Dans une optique de justice sociale, il ne suffit pas de recruter des enseignant·e·s minorisé·e·s pour se penser à l’avant-garde des politiques ÉDI en éducation. Il faut créer les vraies conditions pour que les enseignant·e·s minorisé·e·s puissent – par l’entremise de leur propre enseignement – défendre les valeurs de l’équité, de la diversité et de l’inclusion dans la classe de français sans avoir à se contrôler par souci de « professionalisme » ou par crainte de rétributions institutionnelles ou parentales. Afin de pouvoir assumer ce rôle, « educators need to feel safe and accepted to provide the best education for their students » (Wright et Smith 2005 : 395). Dans un monde de plus en plus polarisé en ce qui a trait à l’éducation 2ELGBTQI+, c’est à travers une sensibilisation au niveau provincial comme national que les enseignant·e·s 2ELGBTQI+ pourront réconcilier leur tâche d’enseignement avec leur identité non-normative, condition sine qua non à l’élaboration d’un curriculum qui amènera les élèves à appréhender la complexité de la langue française, des cultures francophones et des enjeux de la diversité sexuelle et de genre qui influencent leur identité et construisent leur rapport à l’autre.
Parties annexes
Notes
-
[1]
Dans cet article, ce terme englobe les enseignant·e·s de français langue seconde, étrangère et première.
-
[2]
Sigle utilisé par le gouvernement du Canada pour faire référence aux personnes bispirituelles, lesbiennes, gays, bisexuelles, trans, queer, en questionnement, intersexuées et autres.

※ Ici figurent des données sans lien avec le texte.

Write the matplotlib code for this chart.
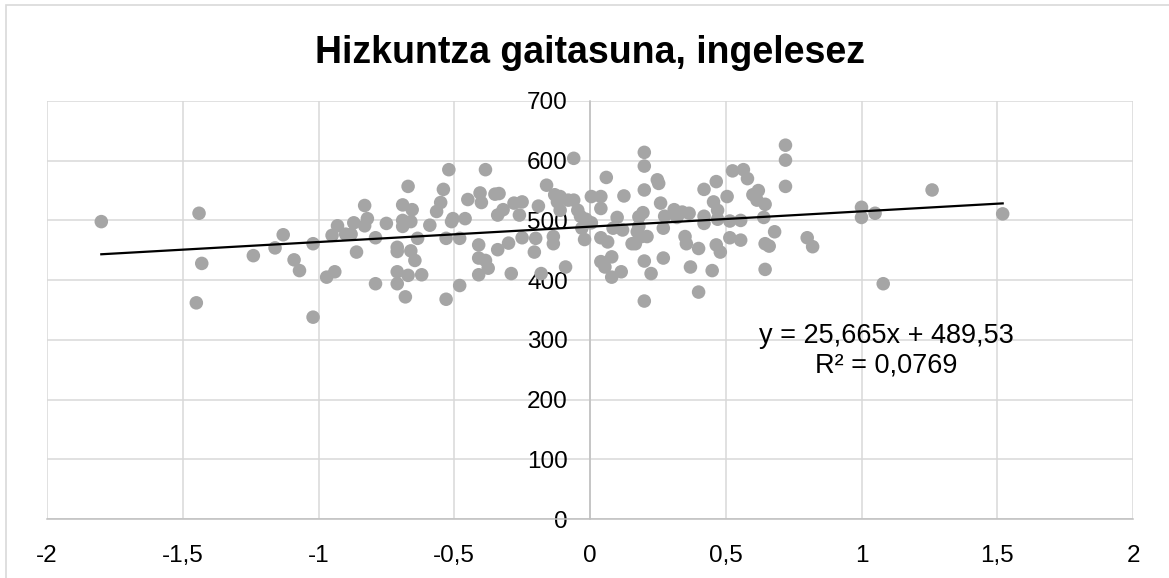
import numpy as np
import matplotlib
matplotlib.use('Agg')
import matplotlib.pyplot as plt
from matplotlib.patches import Rectangle

plt.rcParams['font.family'] = ['Liberation Sans', 'DejaVu Sans']

# points (x = index, y = score)
x_vals = [-1.80, -1.44, -1.43, -1.45, -1.24, -1.16, -1.13, -1.09, -1.07, -1.02,
          -1.02, -0.97, -0.94, -0.95, -0.93, -0.90, -0.88, -0.87, -0.86, -0.83,
          -0.83, -0.82, -0.79, -0.79, -0.75, -0.71, -0.71, -0.71, -0.71, -0.69,
          -0.69, -0.69, -0.67, -0.68, -0.67, -0.655, -0.66, -0.635, -0.66, -0.645,
          -0.62, -0.59, -0.565, -0.55, -0.54, -0.52, -0.51, -0.505, -0.53, -0.53,
          -0.48, -0.46, -0.48, -0.45, -0.41, -0.41, -0.41, -0.405, -0.40, -0.385,
          -0.385, -0.375, -0.35, -0.335, -0.34, -0.34, -0.32, -0.30, -0.29, -0.28,
          -0.25, -0.25, -0.26, -0.20, -0.205, -0.19, -0.18, -0.16, -0.13, -0.12,
          -0.135, -0.135, -0.06, -0.11, -0.11, -0.08, -0.06, -0.045, -0.035, -0.015,
          0.005, -0.03, -0.02, -0.09, 0.005, 0.04, 0.04, 0.06, 0.04, 0.065,
          0.04, 0.055, 0.08, 0.08, 0.115, 0.10, 0.085, 0.12, 0.125, 0.155,
          0.167, 0.18, 0.195, 0.20, 0.20, 0.20, 0.20, 0.20, 0.18, 0.19,
          0.21, 0.174, 0.225, 0.248, 0.253, 0.26, 0.27, 0.275, 0.27, 0.31,
          0.32, 0.34, 0.365, 0.35, 0.355, 0.37, 0.40, 0.40, 0.42, 0.42,
          0.42, 0.45, 0.455, 0.465, 0.465, 0.48, 0.47, 0.47, 0.72, 0.72,
          0.72, 0.525, 0.565, 0.58, 0.505, 0.60, 0.62, 0.615, 0.645, 0.64,
          0.555, 0.515, 0.515, 0.555, 0.68, 0.645, 0.66, 0.645, 0.80, 0.82,
          1.0, 1.0, 1.05, 1.08, 1.26, 1.52]
y_vals = [498, 512, 428, 362, 441, 454, 476, 434, 416, 461,
          338, 405, 414, 475, 491, 477, 477, 496, 447, 525,
          491, 503, 471, 394, 495, 394, 414, 448, 455, 490,
          500, 526, 557, 372, 408, 518, 498, 470, 449, 433,
          409, 492, 515, 530, 552, 585, 498, 503, 470, 368,
          470, 503, 391, 535, 459, 437, 409, 546, 530, 585,
          433, 420, 544, 545, 451, 509, 518, 462, 411, 529,
          531, 471, 509, 470, 447, 524, 411, 559, 543, 531,
          473, 461, 604, 540, 517, 534, 534, 517, 507, 502,
          496, 487, 468, 422, 540, 540, 520, 572, 471, 464,
          431, 422, 439, 405, 414, 505, 487, 484, 541, 461,
          461, 506, 513, 614, 591, 551, 432, 365, 490, 473,
          473, 481, 411, 568, 562, 529, 487, 507, 437, 518,
          505, 514, 512, 473, 461, 422, 380, 453, 552, 507,
          495, 416, 531, 565, 459, 447, 517, 502, 626, 601,
          557, 583, 585, 570, 540, 543, 550, 534, 527, 505,
          500, 499, 471, 467, 481, 461, 457, 418, 471, 456,
          522, 505, 512, 394, 551, 511]

# trendline as printed on the chart
slope = 25.665
intercept = 489.53
eq_text = 'y = 25,665x + 489,53\nR² = 0,0769'

x_ticks = [-2, -1.5, -1, -0.5, 0, 0.5, 1, 1.5, 2]
x_tick_labels = ['-2', '-1,5', '-1', '-0,5', '0', '0,5', '1', '1,5', '2']
y_ticks = [0, 100, 200, 300, 400, 500, 600, 700]
y_tick_labels = ['0', '100', '200', '300', '400', '500', '600', '700']

fig = plt.figure(figsize=(11.69, 5.78), dpi=100)
ax = fig.add_axes([47/1169, 1-519/578, (1133-47)/1169, (519-101)/578])

ax.scatter(x_vals, y_vals, s=95, color='#a5a5a5', edgecolors='none', zorder=3)

tx = np.array([min(x_vals), max(x_vals)])
ax.plot(tx, slope*tx + intercept, color='black', lw=1.6, zorder=4)

ax.set_xlim(-2, 2)
ax.set_ylim(0, 700)
ax.set_xticks(x_ticks)
ax.set_xticklabels(x_tick_labels)
ax.set_yticks(y_ticks)
ax.set_yticklabels(y_tick_labels)
ax.grid(True, color='#d9d9d9', lw=1.1, zorder=0)
ax.set_axisbelow(True)

for s in ['top', 'right']:
    ax.spines[s].set_visible(False)
ax.spines['left'].set_position(('data', 0))
ax.spines['left'].set_color('#bfbfbf')
ax.spines['bottom'].set_color('#bfbfbf')
ax.spines['left'].set_linewidth(1.1)
ax.spines['bottom'].set_linewidth(1.1)
ax.tick_params(axis='both', length=0, labelsize=17.5, colors='black')
ax.tick_params(axis='y', pad=16)
ax.tick_params(axis='x', pad=18.5)
for lab in ax.get_yticklabels():
    lab.set_zorder(5)

fig.text(590/1169, 1-53/578, 'Hizkuntza gaitasuna, ingelesez', ha='center', va='center',
         fontsize=27, fontweight='bold')
fig.text(886/1169, 1-351/578, eq_text, ha='center', va='center', fontsize=19.5,
         multialignment='center', linespacing=1.2)

# light border of the chart area
fig.patches.append(Rectangle((6/1169, -0.1), 1.2, 1.1 - 5/578, transform=fig.transFigure,
                             fill=False, edgecolor='#d9d9d9', lw=1.2))

fig.savefig('out.png', dpi=100)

Si nous employons un autre sigle, c’est pour référer à des recherches qui utilisent un sigle raccourci ou légèrement modifié.
-
[3]
Nous employons le terme minorisé·e pour faire référence à toute personne dont l’identité est construite comme minoritaire ou subordonnée à un groupe dominant. Ce terme (contrairement à celui de minorité) met l’accent sur le processus actif de minorisation, voire d’oppression systémique.
-
[4]
Pour approfondir ce sujet, voir Hakeem (2022).
-
[5]
En Alberta, voir https://ab.sogieducation.org/. En Colombie-Britannique, voir https://bc.sogieducation.org/.
-
[6]
Cela pourrait suggérer que les enseignant·e·s 2ELGBTQI+ ressentent davantage le besoin de partager leurs expériences et leurs défis quant aux enjeux d’enseignement liés à l’équité, à la diversité et à l’inclusion.
-
[7]
La participante (elle/iel) explique dans son entrevue que cette identification est liée à un sentiment de tristesse vis-à-vis de l’inconfort de ses collègues depuis son coming out en tant que personne gender fluid.
-
[8]
Voir MacKenzie et al. (2023) pour une illustration concrète de la façon avec laquelle les institutions universitaires mobilisent ce phénomène afin de résister à l’intégration de pratiques susceptibles de démanteler les inégalités structurelles et systémiques.
-
[9]
Deux études qualitatives publiées par la Education Trust aux États-Unis ont constaté que les enseignant·e·s noir·e·s et latino·a·s avaient le sentiment constant de devoir prouver leur valeur en tant qu’éducateur·e·s (Griffin et Tackie 2016 ; Griffin 2018).
-
[10]
Flores et Rosa ont d’ailleurs problématisé la notion de compétence linguistique dans la mesure où elle est « rooted in a genre of the human that overrepresents whiteness and linguistic homogeneity as idealized norms, which results in the perpetual positioning of racialized populations and practices as inherently deficient » (2023 : 285).
-
[11]
Les informations personnelles identifiables ont été supprimées afin de protéger l’anonymat de la participante.
-
[12]
Par exemple, l’enseignement des pronoms non binaires ne fait toujours pas l’unanimité auprès des enseignant·e·s de français au Canada. Deux participant·e·s (5 et 7) à notre étude évoquent la résistance de leurs collègues à l’écriture inclusive et à l’idée d’enseigner les pronoms non-binaires dans leur classe de français.
-
[13]
Voir Mitton et al. (2021) pour un exemple d’un tel programme et ses effets positifs sur l’expérience, le bien-être et la préparation des futur·e·s enseignant·e·s LGBTQ+.